Context. Given the widespread availability of grids of models for stellar atmospheres, it is necessary to recover intermediate atmospheric models by means of accurate techniques that go beyond simple linear interpolation and capture the intricacies of the data.
Aims: Our goal is to establish a reliable, precise, lightweight, and fast method for recovering stellar model atmospheres, that is to say the stratification of mass column, temperature, gas pressure, and electronic density with optical depth given any combination of the defining atmospheric specific parameters: metallicity, effective temperature, and surface gravity, as well as the abundances of other key chemical elements.
Methods: We employed a fully connected deep neural network which in turn uses a 1D convolutional auto-encoder to extract the nonlinearities of a grid using the ATLAS9 and MARCS model atmospheres.

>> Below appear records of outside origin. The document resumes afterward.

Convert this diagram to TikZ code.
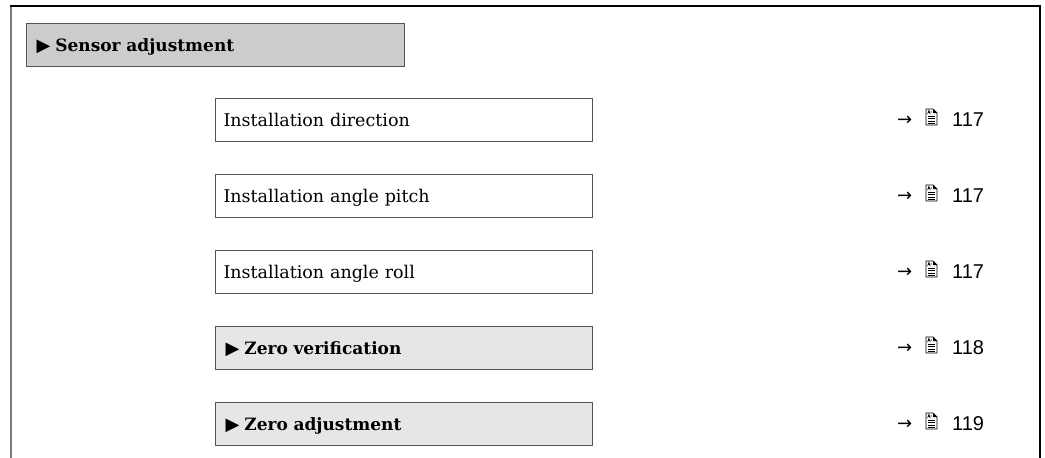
\documentclass[tikz,border=0pt]{standalone}
\usepackage{fontspec}
\setmainfont{DejaVu Serif}
\newfontfamily\numfont{Liberation Sans}
\newfontfamily\symfont{DejaVu Sans}
\usetikzlibrary{calc}
\definecolor{hdrgray}{HTML}{CCCCCC}
\definecolor{subgray}{HTML}{E6E6E6}
\definecolor{edgegray}{HTML}{555555}
\definecolor{framegray}{HTML}{7A7A7A}
\newcommand{\tri}{{\symfont\fontsize{18}{18}\selectfont\raisebox{0pt}{▶}}\hspace{5pt}}
\tikzset{
  menubox/.style={draw=edgegray, line width=1.1pt, rectangle, anchor=north west,
    minimum height=43pt, inner xsep=8pt, inner ysep=0pt, text width=361pt,
    align=left, text height=12pt, text depth=0pt,
    font=\fontsize{17.5}{20}\selectfont},
  subbox/.style={menubox, fill=subgray, inner xsep=10pt, text width=357pt,
    font=\fontsize{17}{20}\selectfont\bfseries},
  hdrbox/.style={menubox, fill=hdrgray, inner xsep=10pt, text width=358pt,
    font=\fontsize{17}{20}\selectfont\bfseries},
  refarrow/.style={anchor=base west, inner sep=0pt, font=\symfont\fontsize{18}{18}\selectfont},
  refnum/.style={anchor=base west, inner sep=0pt, font=\numfont\fontsize{20}{20}\selectfont},
  docicon/.pic={
    \draw[line width=0.9pt, line join=round] (0,0) -- (7,0) -- (11,4) -- (11,16) -- (0,16) -- cycle;
    \fill (7,0) -- (11,4) -- (7,4) -- cycle;
    \draw[line width=0.6pt] (1.6,5) -- (2.9,1.2) -- (4.2,5) (2.2,3.6) -- (3.6,3.6) (4.6,3) -- (6.2,3);
    \foreach \yy in {7.2,9.6,12,14.2} \draw[line width=0.9pt] (2,\yy) -- (9,\yy);
  }
}
\begin{document}
\begin{tikzpicture}[x=1pt,y=-1pt]
\useasboundingbox (0,0) rectangle (1045,458);
% frame
\draw[framegray, line width=1.8pt] (11,458) -- (11,6);
\draw[black, line width=1.4pt] (10.1,6) -- (1040,6) -- (1040,458);
% header
\node[hdrbox] (hdr) at (26,23) {\tri Sensor adjustment};
% items
\node[menubox] (b1) at (215,98)  {Installation direction};
\node[menubox] (b2) at (215,174) {Installation angle pitch};
\node[menubox] (b3) at (215,250) {Installation angle roll};
\node[subbox]  (b4) at (215,326) {\tri Zero verification};
\node[subbox]  (b5) at (215,402) {\tri Zero adjustment};
% references
\node[refarrow] (a1) at (897,125) {→};
\node[refarrow] (a2) at (897,201) {→};
\node[refarrow] (a3) at (897,277) {→};
\node[refarrow] (a4) at (897,353) {→};
\node[refarrow] (a5) at (897,429) {→};
\pic at (926,109) {docicon};
\pic at (926,185) {docicon};
\pic at (926,261) {docicon};
\pic at (926,337) {docicon};
\pic at (926,413) {docicon};
\node[refnum] (n1) at (952,126) {117};
\node[refnum] (n2) at (952,202) {117};
\node[refnum] (n3) at (952,278) {117};
\node[refnum] (n4) at (952,354) {118};
\node[refnum] (n5) at (952,430) {119};
\end{tikzpicture}
\end{document}
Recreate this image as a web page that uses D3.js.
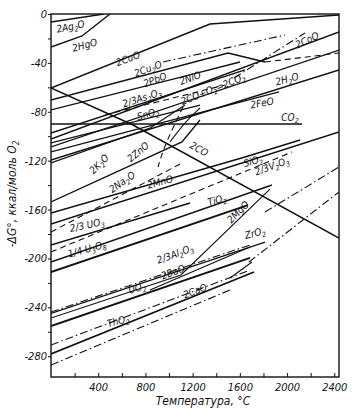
<!DOCTYPE html>
<html>
<head>
<meta charset="utf-8">
<script src="https://cdn.jsdelivr.net/npm/d3@7"></script>
<style>
body { margin: 0; background: #fff; }
text { font-family: "Liberation Sans Narrow", "DejaVu Sans Condensed", sans-serif; font-style: italic; fill: #111; }
</style>
</head>
<body>
<svg id="chart" width="364" height="411"></svg>
<script>
var xTicks = d3.range(200, 2401, 200);
var yTicks = d3.range(0, -281, -20);

// oxide lines, points are [temperature °C, dG kcal/mol O2]
var ag2o = [[0,-6.5],[449,0]];
var hgo = [[0,-27],[263,-18],[500,0]];
var cuo = [[0,-60.5],[1347,-8.2],[2440,-0.8]];
var cu2o = [[0,-70.4],[1500,-31.9],[1813,-39.3]];
var pbo = [[0,-78.5],[1110,-51.5],[1601,-39.3]];
var as2o3 = [[457,-82.6],[1475,-58.1]];
var nio = [[0,-97.4],[1644,-45.8]];
var coo = [[0,-102.3],[2440,-14.7]];
var cooDash = [[1813,-39.3],[2440,-31.9]];
var upperDd1 = [[949,-39.3],[1983,-17.2]];
var upperDd2 = [[1550,-52.4],[2152,-15.5]];
var sno2 = [[0,-105.5],[1262,-74.5]];
var co2co2 = [[0,-108.8],[2440,-29.5]];
var feo = [[0,-112.9],[1932,-63.8]];
var h2o = [[0,-119.5],[2440,-45.8]];
var co2 = [[0,-90],[2126,-90]];
var co = [[0,-60.5],[695,-90.8],[2440,-183.3]];
var zno = [[0,-121.9],[839,-93.3],[1135,-74.5]];
var znCurve = [[1118,-76.1],[1025,-94.9],[949,-111.3],[907,-125.2]];
var mgCurve = [[1262,-76.9],[1135,-88.4],[1008,-104.7]];
var k2o = [[0,-153.8],[1110,-104.7],[1262,-86.7]];
var na2o = [[0,-178.4],[1110,-121.9]];
var mno = [[0,-162.8],[1644,-117],[2110,-103.1]];
var sio2 = [[0,-171.8],[2440,-96.5]];
var uo3 = [[0,-189],[1178,-154.6]];
var v2o3 = [[0,-194.7],[2042,-112.9]];
var tio2 = [[0,-202.9],[1872,-139.9]];
var u3o8 = [[0,-211.1],[1669,-156.3]];
var al2o3 = [[0,-243.8],[1686,-189]];
var zro2 = [[0,-245],[1813,-186.6]];
var mgo = [[0,-248.7],[1101,-213.5],[1855,-143.2]];
var bao = [[839,-225.8],[1686,-190.6]];
var uo2 = [[0,-255.3],[1686,-199.6]];
var lowDd1 = [[0,-270.8],[1686,-209.5]];
var tho2 = [[0,-278.2],[1720,-211.1]];
var caoHigh = [[1517,-216],[1703,-202.9]];
var lowDd2 = [[0,-287.2],[1517,-225.8]];
var rightDd1 = [[1813,-162],[2440,-125.2]];
var rightDd2 = [[1677,-202.9],[2440,-145.6]];

// label text ({} = subscript), [T, dG] of its centre, rotation
var labelText = ["2Ag{2}O","2HgO","2CuO","2Cu{2}O","2PbO","2/3As{2}O{3}","2NiO","2CoO","2CO+O{2}=2CO{2}",
  "2H{2}O","2FeO","CO{2}","SnO{2}","2CO","2K{2}O","2ZnO","2Na{2}O","2MnO","SiO{2}","2/3V{2}O{3}",
  "TiO{2}","2MgO","ZrO{2}","2/3 UO{3}","1/4 U{3}O{8}","2/3Al{2}O{3}","2BaO","UO{2}","2CaO","ThO{2}"];
var labelT = [165,285,652,822,881,771,1178,2169,1372,1999,1788,2025,822,1254,407,737,602,923,1711,1872,
  1406,1584,1728,305,305,1051,1034,729,1220,568];
var labelG = [-10.2,-25.4,-36.5,-44.8,-53.8,-68.7,-52.4,-21.3,-61.4,-53.2,-72.8,-84.3,-81.8,-110.5,-122.7,
  -112.9,-137.5,-137.5,-120.3,-124.4,-152.2,-162,-179.2,-172.6,-192.3,-196.4,-211.1,-224.2,-226.6,-251.2];
var labelRot = [-12,-15,-20,-20,-20,-18,-20,-25,-22,-15,-10,0,-15,30,-45,-40,-35,-15,-15,-20,
  -15,-45,-15,-12,-15,-20,-20,-15,-20,-15];

var svg = d3.select("#chart");
var plotLeft = 51, plotRight = 339, plotTop = 14, plotBottom = 377;

var x = d3.scaleLinear().domain([0, 2440]).range([plotLeft, plotRight]);
var y = d3.scaleLinear().domain([-297, 0]).range([plotBottom, plotTop]);

var straight = d3.line().x(function(d){ return x(d[0]); }).y(function(d){ return y(d[1]); });
var smooth = d3.line().x(function(d){ return x(d[0]); }).y(function(d){ return y(d[1]); }).curve(d3.curveBasis);

var SOLID = null, DASH = "6,4", DASHDOT = "8,3,1.5,3";
var series = [
  [ag2o, SOLID, 1.4], [hgo, SOLID, 1.4], [cuo, SOLID, 1.5], [cu2o, SOLID, 1.5], [pbo, SOLID, 1.4],
  [as2o3, DASH, 1.1], [nio, SOLID, 1.3], [coo, SOLID, 1.3], [cooDash, DASH, 1.1], [upperDd1, DASHDOT, 1.1],
  [upperDd2, DASHDOT, 1.1], [sno2, SOLID, 1.2], [co2co2, SOLID, 1.3], [feo, SOLID, 1.3], [h2o, SOLID, 1.5],
  [co2, SOLID, 1.5], [co, SOLID, 1.5], [zno, SOLID, 1.2], [k2o, SOLID, 1.4], [na2o, DASH, 1.1],
  [mno, SOLID, 1.5], [sio2, SOLID, 1.5], [uo3, SOLID, 1.4], [v2o3, DASH, 1.1], [tio2, SOLID, 1.4],
  [u3o8, SOLID, 1.9], [al2o3, DASHDOT, 1.1], [zro2, SOLID, 1.2], [mgo, SOLID, 1.1], [bao, SOLID, 1.2],
  [uo2, SOLID, 1.9], [lowDd1, DASHDOT, 1.1], [tho2, SOLID, 1.7], [caoHigh, SOLID, 1.1], [lowDd2, DASHDOT, 1.1],
  [rightDd1, DASHDOT, 1.1], [rightDd2, DASHDOT, 1.1]
];

svg.append("clipPath").attr("id", "clip").append("rect")
  .attr("x", plotLeft).attr("y", plotTop)
  .attr("width", plotRight - plotLeft).attr("height", plotBottom - plotTop);
var plot = svg.append("g").attr("clip-path", "url(#clip)");

series.forEach(function(s){
  plot.append("path")
    .attr("d", straight(s[0]))
    .attr("fill", "none")
    .attr("stroke", "#111")
    .attr("stroke-width", s[2])
    .attr("stroke-dasharray", s[1]);
});

// curved lines
plot.append("path").attr("d", smooth(znCurve)).attr("fill", "none")
  .attr("stroke", "#111").attr("stroke-width", 1.1).attr("stroke-dasharray", DASH);
plot.append("path").attr("d", smooth(mgCurve)).attr("fill", "none")
  .attr("stroke", "#111").attr("stroke-width", 1.1);

// frame
svg.append("rect")
  .attr("x", plotLeft).attr("y", plotTop)
  .attr("width", plotRight - plotLeft).attr("height", plotBottom - plotTop)
  .attr("fill", "none").attr("stroke", "#111").attr("stroke-width", 1.4);

var xAxis = d3.axisBottom(x)
  .tickValues(xTicks)
  .tickSize(-4)
  .tickPadding(6)
  .tickFormat(function(d){ return d % 400 == 0 ? d : ""; });

svg.append("g")
  .attr("transform", "translate(0," + plotBottom + ")")
  .call(xAxis)
  .call(function(g){ g.select(".domain").remove(); })
  .selectAll("text")
  .attr("font-size", 11)
  .attr("font-family", null);

var yAxis = d3.axisLeft(y)
  .tickValues(yTicks)
  .tickSize(3)
  .tickPadding(1)
  .tickFormat(function(d){ return d % 40 == 0 ? (d == 0 ? "0" : "-" + Math.abs(d)) : ""; });

svg.append("g")
  .attr("transform", "translate(" + plotLeft + ",0)")
  .call(yAxis)
  .call(function(g){ g.select(".domain").remove(); })
  .selectAll("text")
  .attr("font-size", 11)
  .attr("font-family", null);

svg.selectAll(".tick line").attr("stroke", "#111");

// labels
function addLabel(str, tx, ty, rot){
  var t = svg.append("text")
    .attr("font-size", 10)
    .attr("text-anchor", "middle")
    .attr("transform", "translate(" + x(tx) + "," + y(ty) + ")rotate(" + rot + ")")
    .attr("dy", "0.35em");
  var parts = str.split(/(\{[^}]*\})/);
  var down = false;
  parts.forEach(function(p){
    if(p === "") return;
    if(p[0] == "{"){
      t.append("tspan").attr("font-size", 7).attr("dy", 2.5).text(p.slice(1, -1));
      down = true;
    }else{
      t.append("tspan").attr("dy", down ? -2.5 : null).text(p);
      down = false;
    }
  });
}
for(var i = 0; i < labelText.length; i++){
  addLabel(labelText[i], labelT[i], labelG[i], labelRot[i]);
}

// axis titles
svg.append("text")
  .attr("x", 203)
  .attr("y", 405)
  .attr("text-anchor", "middle")
  .attr("font-size", 12)
  .text("Температура, °С");

var yt = svg.append("text")
  .attr("text-anchor", "middle")
  .attr("font-size", 12)
  .attr("transform", "translate(16,194)rotate(-90)");
yt.append("tspan").text("-ΔG°, ккал/моль O");
yt.append("tspan").attr("font-size", 8).attr("dy", 2.5).text("2");
</script>
</body>
</html>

Results: This new method we call iNNterpol effectively takes into account the nonlinearities in the relationships of the data as opposed to traditional machine-learning methods, such as the light gradient boosting method (LightGBM), that are repeatedly used for their speed in well-known competitions with reduced datasets. We show a higher precision with a convolutional auto-encoder than using principal component analysis as a feature extractor. We believe it constitutes a useful tool for generating fast and precise stellar model atmospheres, mitigating convergence issues, as well as a framework for future developments. The code and data for both training and direct interpolation are available online for full reproducibility and to serve as a practical starting point for other continuous 1D data in the field and elsewhere.